%%

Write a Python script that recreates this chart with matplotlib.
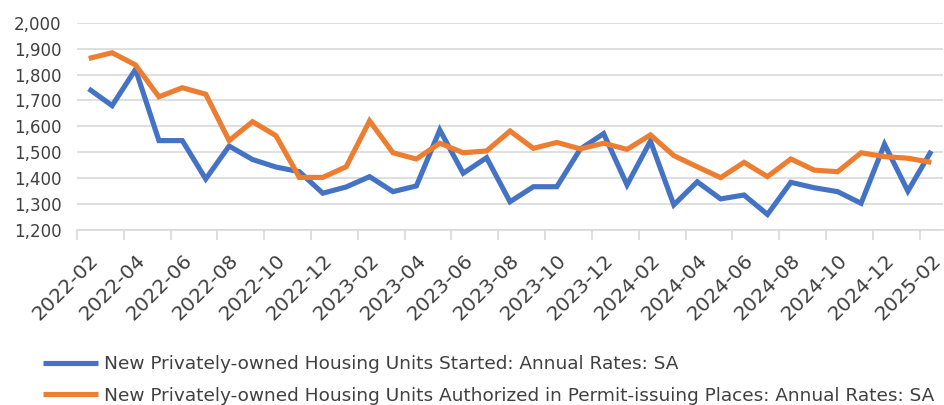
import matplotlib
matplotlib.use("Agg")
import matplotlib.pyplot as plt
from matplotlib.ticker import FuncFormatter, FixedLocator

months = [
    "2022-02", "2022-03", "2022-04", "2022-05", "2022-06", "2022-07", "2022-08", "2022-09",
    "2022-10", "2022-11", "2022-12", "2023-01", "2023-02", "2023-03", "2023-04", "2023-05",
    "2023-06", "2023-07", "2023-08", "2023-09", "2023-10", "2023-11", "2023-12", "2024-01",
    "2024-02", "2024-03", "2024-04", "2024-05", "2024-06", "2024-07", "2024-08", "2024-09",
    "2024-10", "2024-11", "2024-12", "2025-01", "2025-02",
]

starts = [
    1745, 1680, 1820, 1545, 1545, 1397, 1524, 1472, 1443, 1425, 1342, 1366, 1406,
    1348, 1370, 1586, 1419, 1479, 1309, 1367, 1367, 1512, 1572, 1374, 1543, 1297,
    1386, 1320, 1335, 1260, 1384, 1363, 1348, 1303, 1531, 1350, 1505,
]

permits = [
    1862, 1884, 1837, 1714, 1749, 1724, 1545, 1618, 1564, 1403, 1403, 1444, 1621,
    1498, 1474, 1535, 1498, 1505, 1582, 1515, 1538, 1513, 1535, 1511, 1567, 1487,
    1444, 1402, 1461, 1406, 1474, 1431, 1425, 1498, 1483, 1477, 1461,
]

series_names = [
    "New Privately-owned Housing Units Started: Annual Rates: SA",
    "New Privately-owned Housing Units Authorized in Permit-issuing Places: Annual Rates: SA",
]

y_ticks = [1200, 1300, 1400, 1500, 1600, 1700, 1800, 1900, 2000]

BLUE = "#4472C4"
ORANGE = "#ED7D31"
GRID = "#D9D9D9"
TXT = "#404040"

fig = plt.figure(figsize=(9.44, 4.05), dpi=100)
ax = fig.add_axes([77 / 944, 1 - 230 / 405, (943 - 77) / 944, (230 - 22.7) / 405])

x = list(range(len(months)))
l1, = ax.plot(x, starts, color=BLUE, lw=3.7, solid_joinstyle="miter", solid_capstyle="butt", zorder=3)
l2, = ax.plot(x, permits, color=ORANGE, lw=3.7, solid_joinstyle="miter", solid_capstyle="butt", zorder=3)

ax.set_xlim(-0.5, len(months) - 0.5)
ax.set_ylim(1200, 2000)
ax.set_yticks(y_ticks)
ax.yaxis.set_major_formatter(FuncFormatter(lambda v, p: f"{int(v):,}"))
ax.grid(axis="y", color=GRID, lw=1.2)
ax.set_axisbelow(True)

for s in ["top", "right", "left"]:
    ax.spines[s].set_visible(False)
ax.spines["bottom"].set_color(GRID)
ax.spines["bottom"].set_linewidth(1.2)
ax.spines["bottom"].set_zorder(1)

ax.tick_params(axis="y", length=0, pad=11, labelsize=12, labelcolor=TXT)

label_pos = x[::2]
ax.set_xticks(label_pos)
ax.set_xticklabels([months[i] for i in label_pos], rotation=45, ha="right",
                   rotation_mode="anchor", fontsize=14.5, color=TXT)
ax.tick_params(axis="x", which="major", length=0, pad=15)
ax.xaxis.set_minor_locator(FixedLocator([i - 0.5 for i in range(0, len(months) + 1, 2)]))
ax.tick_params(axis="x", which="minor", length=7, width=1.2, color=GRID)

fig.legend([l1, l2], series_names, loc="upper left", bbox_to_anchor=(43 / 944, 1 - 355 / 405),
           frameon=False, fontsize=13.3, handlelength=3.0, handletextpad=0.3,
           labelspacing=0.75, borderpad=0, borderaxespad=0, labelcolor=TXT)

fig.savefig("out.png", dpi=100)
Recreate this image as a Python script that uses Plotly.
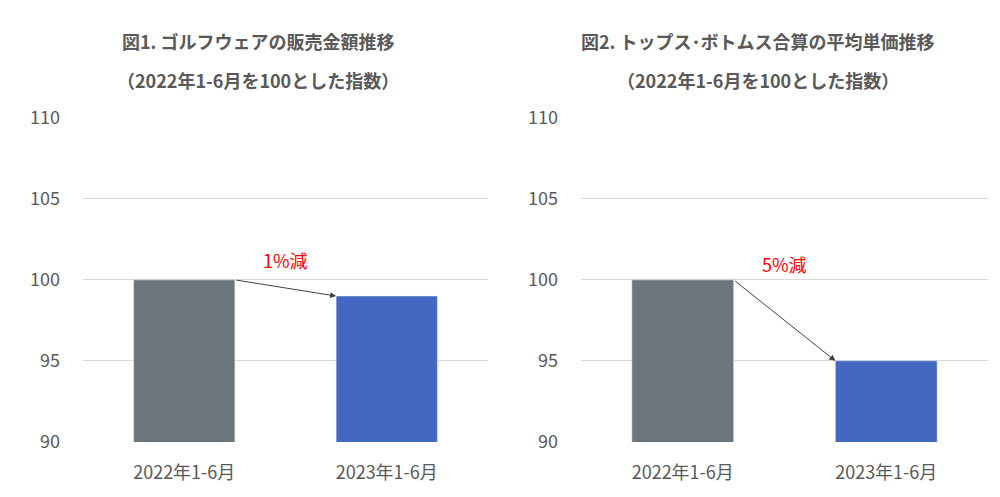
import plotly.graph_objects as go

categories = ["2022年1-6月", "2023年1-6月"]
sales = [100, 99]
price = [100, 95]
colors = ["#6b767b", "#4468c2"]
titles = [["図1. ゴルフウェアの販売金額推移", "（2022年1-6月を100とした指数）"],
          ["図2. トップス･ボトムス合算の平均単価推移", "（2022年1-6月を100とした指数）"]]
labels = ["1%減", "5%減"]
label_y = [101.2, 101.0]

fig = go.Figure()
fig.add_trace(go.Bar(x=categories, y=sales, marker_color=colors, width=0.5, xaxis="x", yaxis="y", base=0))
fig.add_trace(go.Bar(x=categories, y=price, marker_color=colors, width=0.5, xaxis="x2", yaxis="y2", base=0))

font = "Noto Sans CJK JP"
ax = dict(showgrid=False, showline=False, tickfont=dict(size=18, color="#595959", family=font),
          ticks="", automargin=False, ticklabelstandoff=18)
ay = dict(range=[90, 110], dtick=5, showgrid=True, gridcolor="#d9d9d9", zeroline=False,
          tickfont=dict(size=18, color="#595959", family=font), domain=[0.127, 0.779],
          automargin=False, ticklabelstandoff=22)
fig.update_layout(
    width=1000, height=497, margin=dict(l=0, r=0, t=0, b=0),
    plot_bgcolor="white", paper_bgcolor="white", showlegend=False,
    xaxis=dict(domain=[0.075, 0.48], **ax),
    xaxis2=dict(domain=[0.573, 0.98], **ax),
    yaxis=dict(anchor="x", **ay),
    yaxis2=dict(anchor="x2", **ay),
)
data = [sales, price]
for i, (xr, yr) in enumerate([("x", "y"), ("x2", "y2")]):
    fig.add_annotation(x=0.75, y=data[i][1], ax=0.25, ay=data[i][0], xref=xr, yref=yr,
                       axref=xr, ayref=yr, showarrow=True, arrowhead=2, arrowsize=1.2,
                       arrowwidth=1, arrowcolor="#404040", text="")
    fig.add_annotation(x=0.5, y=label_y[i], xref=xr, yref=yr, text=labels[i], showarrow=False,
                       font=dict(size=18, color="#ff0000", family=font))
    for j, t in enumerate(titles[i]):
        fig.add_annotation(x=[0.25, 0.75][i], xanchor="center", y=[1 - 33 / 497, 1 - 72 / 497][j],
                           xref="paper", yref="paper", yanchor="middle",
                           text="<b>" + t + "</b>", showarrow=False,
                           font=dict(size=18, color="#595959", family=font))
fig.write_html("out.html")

%%

▸ **EXERCISE BRIEF**
Write out each line of the listing above, exactly, from its first line to the line holding "from matplotlib.ticker import", inclusive. Skip the pictures.

▸ **COMPLETED EXERCISE**
Write a Python script that recreates this chart with matplotlib.
import matplotlib
matplotlib.use("Agg")
import matplotlib.pyplot as plt
from matplotlib.ticker import FuncFormatter, FixedLocator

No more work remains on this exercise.